Lucid's EV Dream Is Running Into Harsh Commercial Reality as Air Demand Slides
Lucid’s EV Dream Is Running Into Harsh Commercial Reality as Air Demand Slides

The breathless coverage that greeted Lucid’s market entry — framing the California EV startup as a genuine Tesla challenger with superior technology — has given way to a more sobering picture. Demand for the Lucid Air, the company’s only production model, is declining, production numbers are below targets, and the financial runway that the Saudi Public Investment Fund has been providing is the only thing keeping the company’s ambitious plans alive.
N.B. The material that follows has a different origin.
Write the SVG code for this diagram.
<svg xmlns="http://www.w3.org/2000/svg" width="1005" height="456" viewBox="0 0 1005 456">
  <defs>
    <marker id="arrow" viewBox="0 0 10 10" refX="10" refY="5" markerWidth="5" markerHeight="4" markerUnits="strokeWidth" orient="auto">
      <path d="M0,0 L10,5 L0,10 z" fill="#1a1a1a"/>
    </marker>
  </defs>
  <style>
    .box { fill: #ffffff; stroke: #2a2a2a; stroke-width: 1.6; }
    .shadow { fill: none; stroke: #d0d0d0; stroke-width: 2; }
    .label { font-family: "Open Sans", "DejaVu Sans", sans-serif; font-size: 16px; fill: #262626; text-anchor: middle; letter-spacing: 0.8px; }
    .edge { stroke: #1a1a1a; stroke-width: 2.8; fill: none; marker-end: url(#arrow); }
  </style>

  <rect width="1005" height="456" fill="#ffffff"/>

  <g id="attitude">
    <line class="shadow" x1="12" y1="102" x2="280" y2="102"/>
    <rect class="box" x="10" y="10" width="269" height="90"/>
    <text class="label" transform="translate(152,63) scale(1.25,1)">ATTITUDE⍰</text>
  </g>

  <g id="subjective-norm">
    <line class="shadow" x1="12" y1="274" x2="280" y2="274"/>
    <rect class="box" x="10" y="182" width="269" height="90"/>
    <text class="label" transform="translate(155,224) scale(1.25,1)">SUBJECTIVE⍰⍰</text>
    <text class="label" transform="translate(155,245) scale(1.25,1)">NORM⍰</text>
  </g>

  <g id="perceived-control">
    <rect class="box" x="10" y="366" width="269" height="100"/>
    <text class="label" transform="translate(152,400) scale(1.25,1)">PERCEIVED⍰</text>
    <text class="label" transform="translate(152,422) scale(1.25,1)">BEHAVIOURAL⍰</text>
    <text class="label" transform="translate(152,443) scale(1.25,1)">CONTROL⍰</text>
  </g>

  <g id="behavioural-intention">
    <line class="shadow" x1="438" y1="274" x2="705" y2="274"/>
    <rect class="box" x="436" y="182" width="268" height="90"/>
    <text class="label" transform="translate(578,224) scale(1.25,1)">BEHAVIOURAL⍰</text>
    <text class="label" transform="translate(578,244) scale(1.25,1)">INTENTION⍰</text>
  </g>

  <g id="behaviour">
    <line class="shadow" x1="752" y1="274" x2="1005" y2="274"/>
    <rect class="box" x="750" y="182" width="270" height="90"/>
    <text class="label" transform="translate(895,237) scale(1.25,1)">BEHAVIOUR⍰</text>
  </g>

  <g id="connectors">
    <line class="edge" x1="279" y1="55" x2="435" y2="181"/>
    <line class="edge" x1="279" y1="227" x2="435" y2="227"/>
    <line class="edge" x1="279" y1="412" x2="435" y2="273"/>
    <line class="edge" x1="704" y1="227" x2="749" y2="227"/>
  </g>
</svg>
Lucid’s situation illustrates a structural challenge that every luxury EV startup faces: building a credible brand and generating sustainable demand at prices that exceed $100,000 requires more than having the best technology spec sheet. It requires dealerships or service centers in enough locations, marketing that reaches and converts the target buyer, reliable delivery and ownership experience, and — critically — continued momentum that prevents the early-adopter pool from thinning before the mainstream luxury buyer comes along.

The Air is genuinely impressive as an engineering achievement. Its range figures, particularly in the Air Grand Touring Performance, are class-leading. The interior and charging speed are competitive with the best in the class. But engineering excellence alone doesn’t sell cars, and Lucid has struggled to convert product enthusiasm from reviewers and early adopters into the order volume needed to demonstrate commercial viability.

The Saudi PIF’s continued financial backing is a double-edged reality for Lucid. On one hand, it ensures the company has a longer runway than it would if it depended purely on commercial operations and US capital markets. On the other hand, deep dependency on a single sovereign wealth fund investor is a vulnerability that sophisticated buyers and partners are aware of. Geopolitical or strategic changes in Saudi priorities could affect the funding relationship in ways outside Lucid’s control.

The broader lesson from Lucid’s struggles is that the luxury EV market is not as large or as forgiving as early-stage investor excitement suggested. Tesla has proven that a luxury EV brand can be built and made profitable, but it took years longer and was harder than the company’s early supporters projected. Lucid is on a similar timeline, with less certainty about the outcome.